Tuesday, August 9, 2011

Putting the Pi in paella

One of the virtues of eating in restaurants, whether home or away, is that you can have something that you'd never make for yourself. When the local dish is complicated, or it has to be made in large quantities, or needs a pan you don't have, or it contains a lot of something that you don't normally have around the house, you should be sure to look for it when you're traveling.

In Spain, paella is that dish. Like tagine in Morocco or casserole at home, paella is named for the cooking vessel it uses. The paella pan can be as small as a stove burner and as large as 20 meters (more than 65 feet) in diameter. We know this because a paella of that size is listed in the Guinness Book of Records and fed more than 100,000 people. That's a big dish. It's often cooked outdoors, and guests have been known to eat it right out of the pan.

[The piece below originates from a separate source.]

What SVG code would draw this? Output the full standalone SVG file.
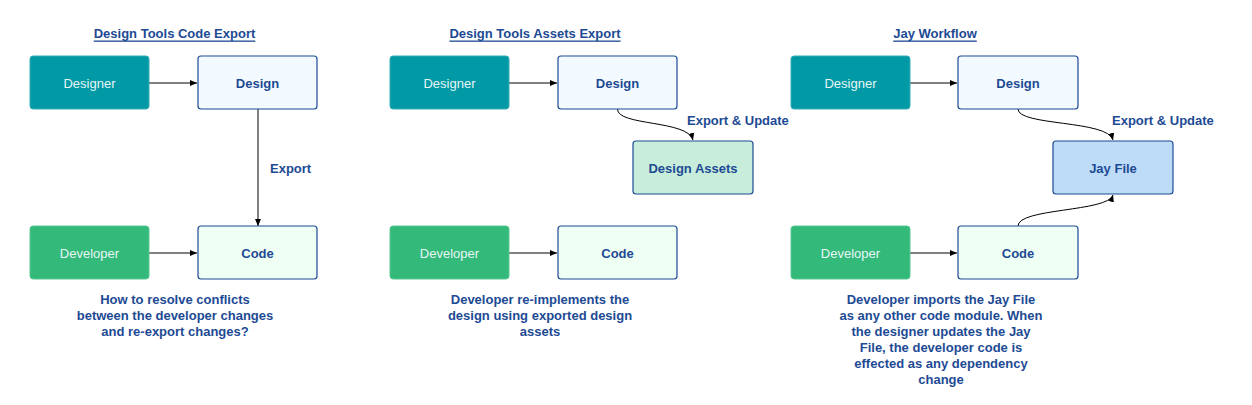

Though it's widely believed that paella is Spain's national dish, Spaniards associate it regionally with its birthplace in Valencia. The Valencian and therefore official version of paella contains some ingredients you might not want to ponder while you're eating this delightful dish: chicken, rabbit, and land snails, flat beans, large white beans, and other beans, and saffron, which gives it a delicate flavor and that rusty, caramelized color. Yes, there are snails in this dish, and this might explain the gigantic bags of snails that are piled on every seafood counter in Spanish markets. On the plus side, early versions of the dish contained water vole (a rodent) and eel, and lucky for us, that's not how paella is made anymore.

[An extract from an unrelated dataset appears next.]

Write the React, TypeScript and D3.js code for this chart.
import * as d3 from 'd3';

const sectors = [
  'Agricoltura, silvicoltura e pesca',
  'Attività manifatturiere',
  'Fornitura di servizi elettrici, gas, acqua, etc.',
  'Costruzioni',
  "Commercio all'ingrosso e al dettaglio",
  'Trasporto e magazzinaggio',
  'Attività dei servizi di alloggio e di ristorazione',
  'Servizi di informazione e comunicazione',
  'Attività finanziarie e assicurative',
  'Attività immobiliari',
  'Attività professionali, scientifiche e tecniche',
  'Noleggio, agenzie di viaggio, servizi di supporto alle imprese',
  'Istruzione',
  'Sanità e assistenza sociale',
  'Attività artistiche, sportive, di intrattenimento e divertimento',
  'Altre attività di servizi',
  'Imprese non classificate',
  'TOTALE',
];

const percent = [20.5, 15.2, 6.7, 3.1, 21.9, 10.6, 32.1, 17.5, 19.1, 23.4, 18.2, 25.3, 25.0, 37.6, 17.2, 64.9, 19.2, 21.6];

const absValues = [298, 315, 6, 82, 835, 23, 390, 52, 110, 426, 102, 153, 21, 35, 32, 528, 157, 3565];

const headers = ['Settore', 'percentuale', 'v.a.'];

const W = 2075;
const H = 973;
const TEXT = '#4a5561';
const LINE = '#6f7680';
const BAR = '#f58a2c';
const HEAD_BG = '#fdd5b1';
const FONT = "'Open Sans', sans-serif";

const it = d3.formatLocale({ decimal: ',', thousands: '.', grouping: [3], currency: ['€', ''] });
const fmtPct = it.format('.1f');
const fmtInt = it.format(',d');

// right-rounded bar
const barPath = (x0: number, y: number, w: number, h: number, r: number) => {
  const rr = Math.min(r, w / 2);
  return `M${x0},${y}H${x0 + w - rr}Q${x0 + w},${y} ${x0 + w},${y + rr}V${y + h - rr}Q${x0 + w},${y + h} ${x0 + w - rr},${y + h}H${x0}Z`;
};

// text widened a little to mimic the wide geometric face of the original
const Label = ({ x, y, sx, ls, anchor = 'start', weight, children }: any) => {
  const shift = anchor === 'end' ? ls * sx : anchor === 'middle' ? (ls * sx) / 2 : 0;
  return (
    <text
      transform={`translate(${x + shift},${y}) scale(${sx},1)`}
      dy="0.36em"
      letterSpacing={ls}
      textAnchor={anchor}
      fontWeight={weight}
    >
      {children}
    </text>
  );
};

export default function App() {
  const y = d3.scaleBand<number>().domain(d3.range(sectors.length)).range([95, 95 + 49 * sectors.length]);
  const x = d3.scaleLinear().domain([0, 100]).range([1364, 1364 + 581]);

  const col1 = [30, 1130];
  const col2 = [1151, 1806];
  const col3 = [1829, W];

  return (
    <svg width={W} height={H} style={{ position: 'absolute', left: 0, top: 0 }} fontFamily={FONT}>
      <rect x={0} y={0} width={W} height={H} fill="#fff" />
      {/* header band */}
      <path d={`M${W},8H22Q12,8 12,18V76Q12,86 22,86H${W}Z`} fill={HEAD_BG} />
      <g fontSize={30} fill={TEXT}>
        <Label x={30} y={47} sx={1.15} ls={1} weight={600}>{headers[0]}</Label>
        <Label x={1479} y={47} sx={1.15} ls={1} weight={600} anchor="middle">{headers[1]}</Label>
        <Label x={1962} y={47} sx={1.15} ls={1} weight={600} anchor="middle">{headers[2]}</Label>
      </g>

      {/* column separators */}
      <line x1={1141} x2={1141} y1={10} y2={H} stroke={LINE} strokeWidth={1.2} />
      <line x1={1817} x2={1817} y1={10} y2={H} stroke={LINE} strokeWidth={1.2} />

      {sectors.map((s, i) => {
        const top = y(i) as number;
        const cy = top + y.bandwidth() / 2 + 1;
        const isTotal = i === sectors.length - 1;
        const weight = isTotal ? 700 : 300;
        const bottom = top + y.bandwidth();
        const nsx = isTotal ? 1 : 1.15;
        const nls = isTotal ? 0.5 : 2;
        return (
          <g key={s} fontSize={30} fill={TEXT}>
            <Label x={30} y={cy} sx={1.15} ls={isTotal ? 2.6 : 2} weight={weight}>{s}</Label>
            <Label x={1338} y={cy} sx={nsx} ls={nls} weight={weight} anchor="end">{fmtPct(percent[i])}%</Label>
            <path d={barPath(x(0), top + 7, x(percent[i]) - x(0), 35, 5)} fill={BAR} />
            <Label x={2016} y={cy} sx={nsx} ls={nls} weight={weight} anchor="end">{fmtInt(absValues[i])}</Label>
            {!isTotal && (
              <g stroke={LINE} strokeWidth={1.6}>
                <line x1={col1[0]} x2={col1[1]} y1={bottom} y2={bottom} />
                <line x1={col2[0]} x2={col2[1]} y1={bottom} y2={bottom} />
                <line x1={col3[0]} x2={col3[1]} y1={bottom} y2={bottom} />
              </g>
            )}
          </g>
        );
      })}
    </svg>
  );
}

An alternate version of the dish uses seafood instead of meat, and is often available alongside Valencian paella in restaurants, as is shown above. Valencian paella is on the left side of this photo, and seafood paella is on the right. There's a "mixed" version that can include sausage, a variety of vegetables, and even different seasonings. You'll find that version elsewhere in Spain and around the world, but it horrifies Valencians. Somehow sausage and seafood doesn't work for them, but eel and marsh rats are a match made in heaven. In any case, I'm nearly positive I'll never cook paella. But it's a joy to let someone else do it.